Phil got his license. He stands there in the digital archives of the Queensland government, forever immortalized with a colander perched atop his head. He looks calm. He looks like a man who knows something the rest of us are too afraid to admit.
He didn't win because the government suddenly started believing in the Flying Spaghetti Monster. He won because the government realized that to stop him, they would have to define what a "real" god looks like, and they weren't prepared to do that. They realized that if they barred the colander, they might accidentally create a precedent that could be used against a Sikh man's turban or a Jewish man's kippah.
The bureaucracy chose the path of least resistance. They let the "crazy" man have his way so they could keep the rest of the machinery running.
But in doing so, they validated the most important tenet of Pastafarianism: that the line between the sacred and the ridiculous is a lot thinner than we think.
We walk around every day with "colanders" of our own—beliefs, habits, and identities that seem perfectly normal to us but look like kitchenware to everyone else.
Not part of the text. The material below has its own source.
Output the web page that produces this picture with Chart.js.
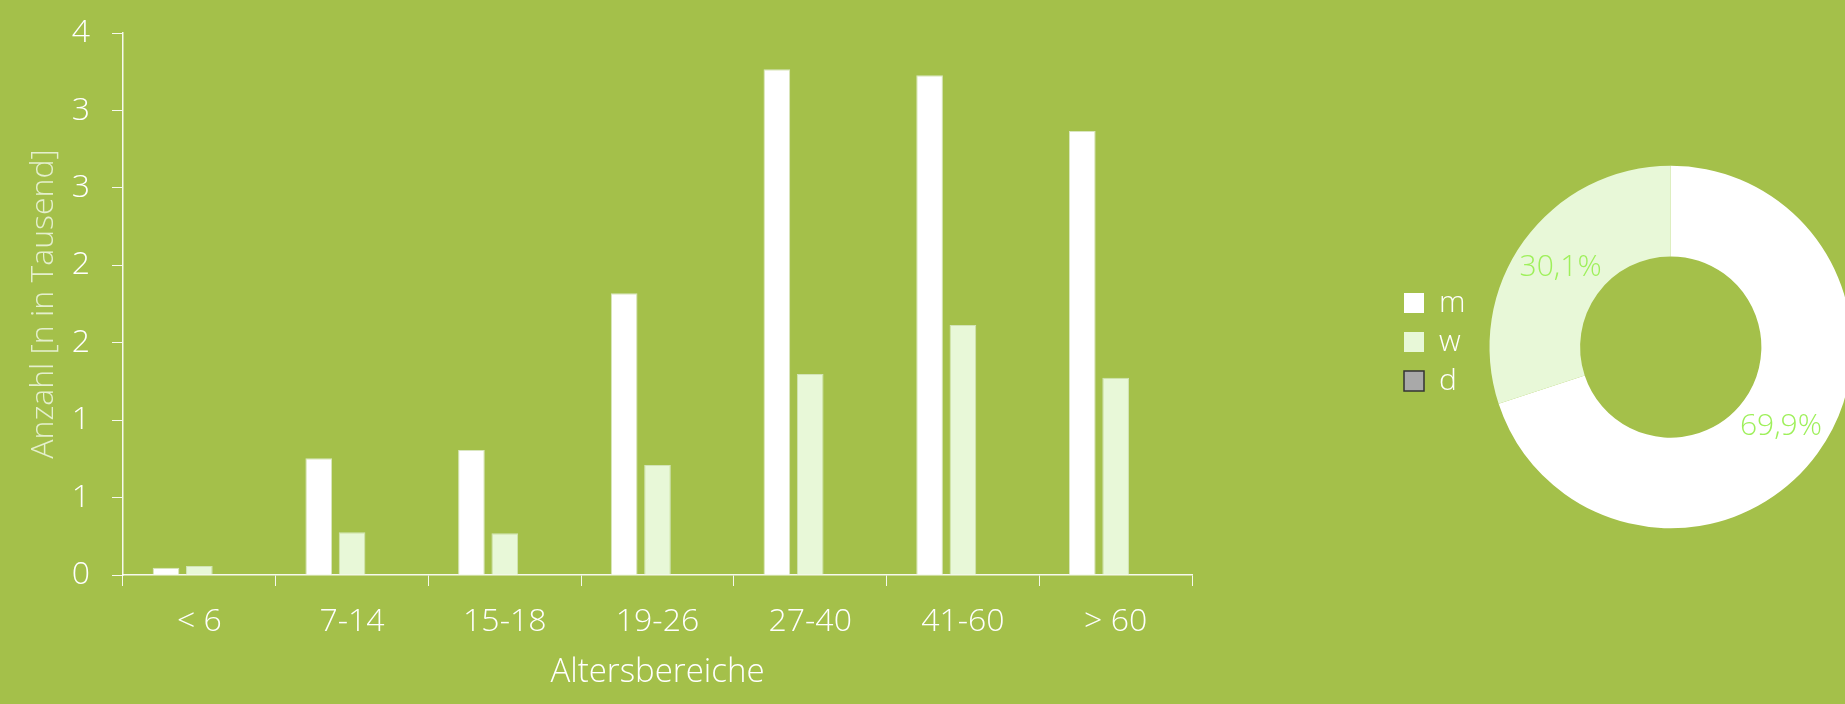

We ask the world to respect our quirks, our pronouns, our diets, and our political leanings. We ask the world to look at our "hats" and see a crown.
Phil just had the courage to make his metallic.
When you look at your own driver’s license, you see a flat, two-dimensional representation of who the state thinks you are. You see a name, a date of birth, and a signature. It is a sterile document. But for one man in Queensland, that piece of plastic is a trophy. It is proof that for one brief, shining moment, the hum of the fluorescent lights was drowned out by the sound of a boiling pot of water, and the giant, invisible noodles of the universe reached down to touch a government camera.
The photo is grainy. The lighting is poor. But the stainless steel shines with the unmistakable glow of a point well-made.